• _Given exercise_:
Repeat only the lines from the one containing "Output the component" through the one containing "Sans CJK KR','Noto", exactly as written, both ends included.

• _Records provided_:
········

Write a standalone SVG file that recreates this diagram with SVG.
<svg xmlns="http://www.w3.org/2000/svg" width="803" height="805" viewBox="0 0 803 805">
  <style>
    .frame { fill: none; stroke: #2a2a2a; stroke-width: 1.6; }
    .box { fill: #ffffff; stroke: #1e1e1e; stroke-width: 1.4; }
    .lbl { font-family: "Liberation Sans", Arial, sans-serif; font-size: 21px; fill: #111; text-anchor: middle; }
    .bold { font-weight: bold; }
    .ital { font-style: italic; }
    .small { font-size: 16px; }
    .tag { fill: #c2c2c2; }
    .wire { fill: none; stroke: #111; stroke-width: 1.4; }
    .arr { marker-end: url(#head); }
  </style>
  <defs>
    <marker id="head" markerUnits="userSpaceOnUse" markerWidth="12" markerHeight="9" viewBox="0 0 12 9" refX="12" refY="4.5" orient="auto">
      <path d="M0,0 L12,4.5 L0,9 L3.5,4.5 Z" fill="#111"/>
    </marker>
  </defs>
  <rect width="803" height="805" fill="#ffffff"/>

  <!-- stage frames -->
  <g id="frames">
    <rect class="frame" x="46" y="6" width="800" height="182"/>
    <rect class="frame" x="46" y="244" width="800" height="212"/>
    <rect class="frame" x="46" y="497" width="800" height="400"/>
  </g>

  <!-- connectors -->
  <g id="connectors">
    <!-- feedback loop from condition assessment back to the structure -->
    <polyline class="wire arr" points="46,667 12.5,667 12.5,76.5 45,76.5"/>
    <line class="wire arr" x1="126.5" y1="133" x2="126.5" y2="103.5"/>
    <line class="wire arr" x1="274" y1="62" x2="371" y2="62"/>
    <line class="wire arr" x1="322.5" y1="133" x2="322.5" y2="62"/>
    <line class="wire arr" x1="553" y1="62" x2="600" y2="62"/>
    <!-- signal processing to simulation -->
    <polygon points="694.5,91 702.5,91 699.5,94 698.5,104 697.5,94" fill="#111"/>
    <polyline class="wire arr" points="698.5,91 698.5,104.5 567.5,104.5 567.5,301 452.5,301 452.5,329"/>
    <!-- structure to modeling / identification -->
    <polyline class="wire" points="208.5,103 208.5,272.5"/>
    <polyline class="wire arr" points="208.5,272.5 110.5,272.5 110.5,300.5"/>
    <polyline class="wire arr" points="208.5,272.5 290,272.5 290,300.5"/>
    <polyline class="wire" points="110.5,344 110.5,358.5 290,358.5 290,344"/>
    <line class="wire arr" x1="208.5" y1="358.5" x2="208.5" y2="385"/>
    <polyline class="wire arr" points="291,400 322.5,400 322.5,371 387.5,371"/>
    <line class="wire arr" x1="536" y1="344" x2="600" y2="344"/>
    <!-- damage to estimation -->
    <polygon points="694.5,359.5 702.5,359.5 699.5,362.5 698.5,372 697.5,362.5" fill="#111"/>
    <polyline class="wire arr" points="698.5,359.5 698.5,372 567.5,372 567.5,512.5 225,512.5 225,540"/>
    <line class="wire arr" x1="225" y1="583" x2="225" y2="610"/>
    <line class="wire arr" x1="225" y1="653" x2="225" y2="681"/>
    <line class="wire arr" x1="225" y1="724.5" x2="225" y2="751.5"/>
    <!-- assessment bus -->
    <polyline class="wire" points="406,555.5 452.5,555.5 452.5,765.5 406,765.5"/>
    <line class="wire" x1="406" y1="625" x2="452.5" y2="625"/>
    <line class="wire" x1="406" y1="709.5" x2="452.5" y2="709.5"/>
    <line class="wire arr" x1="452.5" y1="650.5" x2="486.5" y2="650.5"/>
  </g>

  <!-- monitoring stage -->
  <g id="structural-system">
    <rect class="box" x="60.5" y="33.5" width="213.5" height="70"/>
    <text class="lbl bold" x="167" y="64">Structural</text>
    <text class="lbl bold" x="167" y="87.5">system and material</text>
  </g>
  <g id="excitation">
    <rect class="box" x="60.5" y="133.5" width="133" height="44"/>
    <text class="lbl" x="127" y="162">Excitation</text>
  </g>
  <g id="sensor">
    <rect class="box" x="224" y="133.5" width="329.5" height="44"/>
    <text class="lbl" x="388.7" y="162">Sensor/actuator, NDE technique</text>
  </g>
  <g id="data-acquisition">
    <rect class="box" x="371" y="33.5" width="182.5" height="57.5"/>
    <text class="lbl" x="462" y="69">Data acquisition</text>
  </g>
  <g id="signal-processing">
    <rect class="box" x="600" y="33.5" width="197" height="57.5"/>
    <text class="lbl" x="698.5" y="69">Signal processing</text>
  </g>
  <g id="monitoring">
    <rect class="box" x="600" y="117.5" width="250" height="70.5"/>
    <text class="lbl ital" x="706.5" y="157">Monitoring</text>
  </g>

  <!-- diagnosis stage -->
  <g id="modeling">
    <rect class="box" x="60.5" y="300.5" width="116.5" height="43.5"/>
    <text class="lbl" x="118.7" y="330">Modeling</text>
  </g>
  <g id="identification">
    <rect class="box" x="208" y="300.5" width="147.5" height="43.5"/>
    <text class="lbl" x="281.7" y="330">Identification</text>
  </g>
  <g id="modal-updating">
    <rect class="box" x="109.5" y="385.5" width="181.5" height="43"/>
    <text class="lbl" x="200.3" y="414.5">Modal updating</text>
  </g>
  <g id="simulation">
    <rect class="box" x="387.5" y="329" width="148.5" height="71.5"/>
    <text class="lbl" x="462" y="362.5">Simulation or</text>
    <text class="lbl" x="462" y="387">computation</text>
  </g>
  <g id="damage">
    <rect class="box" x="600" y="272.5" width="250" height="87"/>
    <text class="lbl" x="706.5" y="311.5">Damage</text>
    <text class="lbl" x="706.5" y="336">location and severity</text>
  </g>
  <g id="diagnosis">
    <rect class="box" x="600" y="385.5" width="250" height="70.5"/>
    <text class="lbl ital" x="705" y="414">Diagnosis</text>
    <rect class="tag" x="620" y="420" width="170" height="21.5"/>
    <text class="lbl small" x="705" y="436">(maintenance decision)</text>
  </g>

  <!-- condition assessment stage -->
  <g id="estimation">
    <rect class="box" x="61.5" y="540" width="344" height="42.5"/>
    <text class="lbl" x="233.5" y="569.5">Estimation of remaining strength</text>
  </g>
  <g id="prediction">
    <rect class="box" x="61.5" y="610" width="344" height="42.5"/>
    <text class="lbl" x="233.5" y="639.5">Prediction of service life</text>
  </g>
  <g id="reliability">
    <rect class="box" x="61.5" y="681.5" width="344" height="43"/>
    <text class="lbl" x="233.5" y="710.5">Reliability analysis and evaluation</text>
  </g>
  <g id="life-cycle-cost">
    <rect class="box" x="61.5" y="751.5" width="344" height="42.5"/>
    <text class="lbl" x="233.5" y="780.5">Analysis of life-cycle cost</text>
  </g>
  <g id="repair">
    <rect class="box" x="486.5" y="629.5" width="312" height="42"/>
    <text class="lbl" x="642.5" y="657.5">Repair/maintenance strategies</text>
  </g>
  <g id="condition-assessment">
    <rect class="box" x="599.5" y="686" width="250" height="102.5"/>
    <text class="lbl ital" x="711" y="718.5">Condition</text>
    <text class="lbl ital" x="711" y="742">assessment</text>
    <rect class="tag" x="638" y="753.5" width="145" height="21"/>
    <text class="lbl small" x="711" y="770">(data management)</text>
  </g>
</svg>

········

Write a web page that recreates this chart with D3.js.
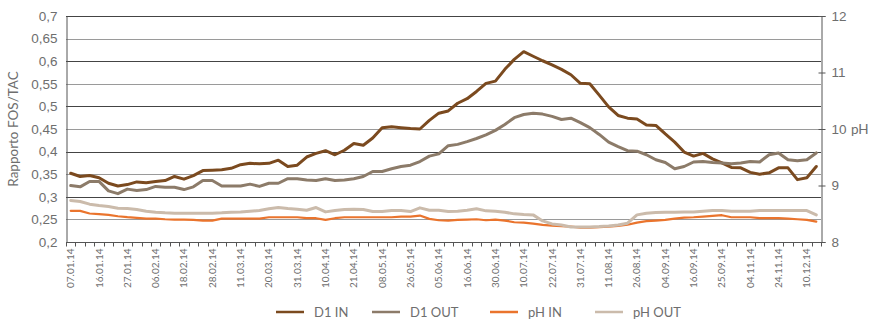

········

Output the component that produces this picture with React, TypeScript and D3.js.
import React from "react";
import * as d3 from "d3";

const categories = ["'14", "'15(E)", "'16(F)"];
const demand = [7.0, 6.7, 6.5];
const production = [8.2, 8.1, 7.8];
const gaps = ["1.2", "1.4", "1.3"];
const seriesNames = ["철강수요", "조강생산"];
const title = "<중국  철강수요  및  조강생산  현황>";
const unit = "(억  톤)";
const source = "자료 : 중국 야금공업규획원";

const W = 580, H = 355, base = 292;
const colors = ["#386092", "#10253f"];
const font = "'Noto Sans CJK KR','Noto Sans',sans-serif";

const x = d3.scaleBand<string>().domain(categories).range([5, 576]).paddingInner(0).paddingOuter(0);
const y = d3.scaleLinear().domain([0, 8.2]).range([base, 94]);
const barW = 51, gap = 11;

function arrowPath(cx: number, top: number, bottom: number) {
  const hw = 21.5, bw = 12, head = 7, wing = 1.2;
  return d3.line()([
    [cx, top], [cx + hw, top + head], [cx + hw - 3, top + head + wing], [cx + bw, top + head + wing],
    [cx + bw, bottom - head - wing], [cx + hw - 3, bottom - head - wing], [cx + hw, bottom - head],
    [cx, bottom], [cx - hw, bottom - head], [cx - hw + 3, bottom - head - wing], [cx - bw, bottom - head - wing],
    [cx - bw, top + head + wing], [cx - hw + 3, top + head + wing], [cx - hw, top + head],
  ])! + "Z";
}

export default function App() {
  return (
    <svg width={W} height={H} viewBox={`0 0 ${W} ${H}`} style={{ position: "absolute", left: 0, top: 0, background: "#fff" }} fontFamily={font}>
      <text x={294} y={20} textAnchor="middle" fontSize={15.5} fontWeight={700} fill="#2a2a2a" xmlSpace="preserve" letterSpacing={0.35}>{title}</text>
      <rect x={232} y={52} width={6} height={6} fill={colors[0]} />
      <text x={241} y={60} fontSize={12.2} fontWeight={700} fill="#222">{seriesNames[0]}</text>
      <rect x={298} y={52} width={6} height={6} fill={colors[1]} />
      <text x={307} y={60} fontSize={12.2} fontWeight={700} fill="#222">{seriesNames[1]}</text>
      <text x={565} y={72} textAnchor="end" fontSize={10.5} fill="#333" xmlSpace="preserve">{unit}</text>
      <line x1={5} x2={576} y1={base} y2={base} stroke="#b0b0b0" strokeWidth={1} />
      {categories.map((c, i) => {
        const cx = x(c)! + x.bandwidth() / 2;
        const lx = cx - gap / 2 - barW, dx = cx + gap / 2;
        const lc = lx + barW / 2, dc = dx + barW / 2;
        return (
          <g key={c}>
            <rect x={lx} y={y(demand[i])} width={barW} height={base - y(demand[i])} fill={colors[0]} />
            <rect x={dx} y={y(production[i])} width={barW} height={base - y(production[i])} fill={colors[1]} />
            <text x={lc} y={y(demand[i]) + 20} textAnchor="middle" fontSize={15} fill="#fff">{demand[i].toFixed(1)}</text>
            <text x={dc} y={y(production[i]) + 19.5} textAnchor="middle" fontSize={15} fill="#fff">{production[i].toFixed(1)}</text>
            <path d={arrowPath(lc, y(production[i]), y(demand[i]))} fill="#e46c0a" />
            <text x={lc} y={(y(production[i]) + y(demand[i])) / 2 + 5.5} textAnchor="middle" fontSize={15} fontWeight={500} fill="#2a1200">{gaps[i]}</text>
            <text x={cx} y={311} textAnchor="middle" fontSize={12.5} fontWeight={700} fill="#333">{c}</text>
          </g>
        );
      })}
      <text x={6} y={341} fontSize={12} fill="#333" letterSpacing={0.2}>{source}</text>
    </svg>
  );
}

········

• _Response to the task_:
Output the component that produces this picture with React, TypeScript and D3.js.
import React from "react";
import * as d3 from "d3";

const categories = ["'14", "'15(E)", "'16(F)"];
const demand = [7.0, 6.7, 6.5];
const production = [8.2, 8.1, 7.8];
const gaps = ["1.2", "1.4", "1.3"];
const seriesNames = ["철강수요", "조강생산"];
const title = "<중국  철강수요  및  조강생산  현황>";
const unit = "(억  톤)";
const source = "자료 : 중국 야금공업규획원";

const W = 580, H = 355, base = 292;
const colors = ["#386092", "#10253f"];
const font = "'Noto Sans CJK KR','Noto Sans',sans-serif";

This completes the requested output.